Of these five projects, Saga City is the only one that is completely solo. I have some unformed plans to get guests on the Expensive album, Das Piumas and Broke are actual groups, and I want Paris Hotel Wars to be something of a collective effort. But Saga City is really just me and what I can create alone.

But I don’t want it to be insular music. As with all the music I’m working on for FiveFourEleven, I want it to be as good as it can be, and for me that means making something that people who aren’t me or my immediate family and friends might choose to listen to on its own merit. Saga City may be termed Sad Bastard Music, genre-wise, but I’m hoping it will come out a bit more Radiohead, and a bit less petulant teenager with a blue guitar.

Saga City, the name, comes from a peculiar moment on a bus. I was travelling back to my parent’s place in Stouffville from downtown Toronto, and saw a utility vehicle with the words “Mega City” written on the side in huge letters. For some reason it struck me, and the idea that there might be a band name in it lodged in my head. And then, through an obscure mental process, Saga took over from Mega.

Two things to note: when you blur Saga City into one word, that word is sagacity, which is translated as “sound practical judgment,” or even “knowing how to avoid embarrassment or distress.” How ironic that I would name my band after something I simply do not possess.

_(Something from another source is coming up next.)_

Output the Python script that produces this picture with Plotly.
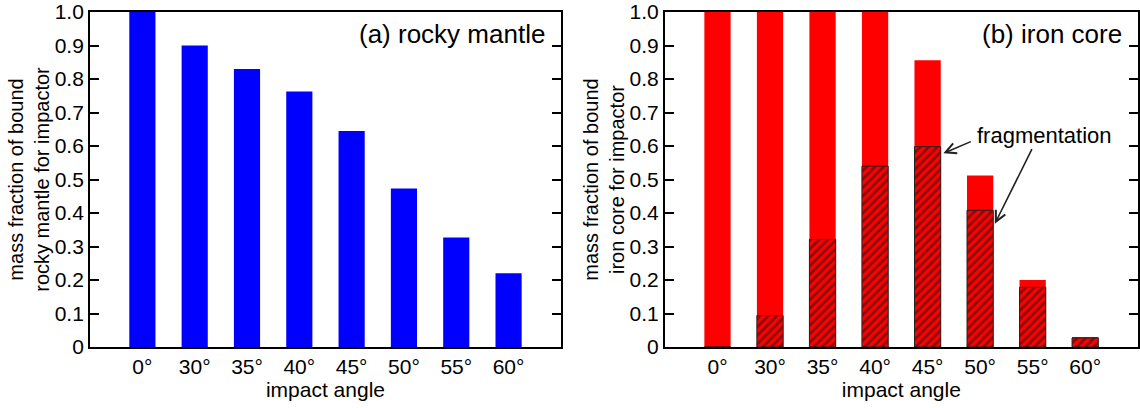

And second, Saga City turns out to be a district in Japan. Here’s a cool overhead shot of it. I was not consciously aware of either of these details when I thought up the name.

In terms of the sound and aims of Saga City, I suppose I want to make personal music, and to indulge my love of Radiohead, poetry (the sample track’s lyrics are by Philip Larkin), and the mysteries of being alive while knowing we’re not permanent. The music is sometimes upbeat, sometimes very quiet; there are droning parts and whispers, pianos and electronic drums, mourning and celebration. It’s me trying to say things I don’t have direct words for. I hope you like it.